The band describe themselves as “doom/post-rock/drone/experimental”, but one look at titles like ‘A Wizard Grieving Over The Loss Of Magic’ and that info becomes redundant. Track lengths, too, let you know what you’re in for. The shortest here is 7:41, the other four clock in at over ten minutes. This is roaring, stomping doom that isn’t afraid to get Earth-y or let its inner Mogwai take over from time to time.

The aforementioned ‘Wizard’ opens the album. It features, in order: a pastoral intro, some majestic guitar churn, monastic vocal drones, chugging riffage, atmospheric synths, literal roaring, an almost ambient interlude with more monk vox, and – finally – a spare percussion and synth drone outro. It’s so wicked. In lesser hands it might come off as ridiculous, but here it’s perfect and often surprising. Done poorly, doom metal can often feel template driven and posey, but for the truly inspired, that very same template can be subverted, allowing an artist to throw curveball after curveball. Nonsun are truly inspired, and damn, it’s delightful.

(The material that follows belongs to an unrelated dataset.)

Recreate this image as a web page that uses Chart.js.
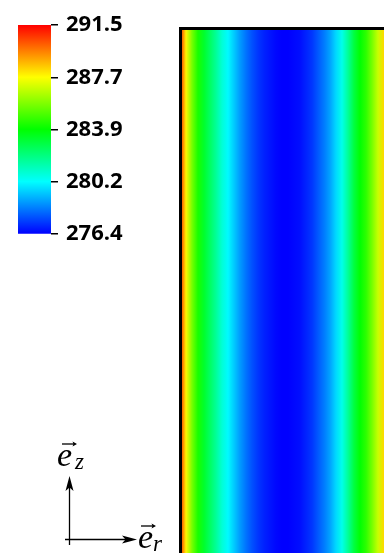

Elsewhere, ‘Guilt, Disgust, Disaster’ never drifts too far from post-rock. It resists the full-on guitar skuzz and thundering drums of a lumbering, lurching beast like ‘That Which Does Not Kill’. Instead, its drums are lighter on their feet, its guitars mostly content to shimmer and sometimes crunch, seemingly in honour of those feedbackers who came before. It’s still heavy, but measured and graceful, too. Then the noir sax shows up and takes the track somewhere else altogether for a little while, before sweeping strings kick in and the thing explodes like Mogwai songs used to. There’s a masterful ebb and flow to these compositions. Like a river, you get caught up in the current and just go with it.

Last fall, not far from where I live, a weed dispensary was destroyed when the ground beneath it buckled and improbably swelled, lifting it high up into the air as a foul odour and watery, yellowish ooze spilled from the cracking, emerging mound and out onto the street. For a couple of days afterward – before it was demolished with all of its product still inside, unreachable – the wreckage of the building swayed uneasily atop its new perch. I don’t know about you, but if you ask me, there’s no better metaphor for the peak doom metal vibe. Do your tunes feel like a head shop being consumed by an as-yet-unexplained geologic or Anthropocene anomaly? Congratulations! You’ve reached top-tier pinnacle doom! On Blood & Spirit, Nonsun scale this summit again and again, riding bucking, displaced concrete to a heavy nirvana.

It seems impossible and irresponsible not to mention that the members of Nonsun hail from Lviv, Ukraine and are, like many artists in areas of crisis, more in need of support than ever. But before you accuse me of burying the lede, consider that where they’re from is more or less beside the point, which is: Blood & Spirit is rad as hell. Further consider that a record this rad – a record written well before the current invasion began – deserves to be heard without the baggage of a horrible humanitarian crisis. To think, “This jam seems oddly prescient of the current geopolitical situation,” after listening to ‘Days Of Thunder Bring New Wisdom’ does the band (and the track) a bit of a disservice. The invasion doesn’t make Nonsun any more or less interesting, or worthy of being heard, or any better or worse. Without a war, all you’d say is, “This is so sick.” Blissfully emptyheaded, you could gaze into a freak Michigan whiteout dumping inches of snow on new shoots and daffodils the day after Easter, Nonsun raging in your headphones all the while, and feel as if Blood & Spirit caused the sky to cave in.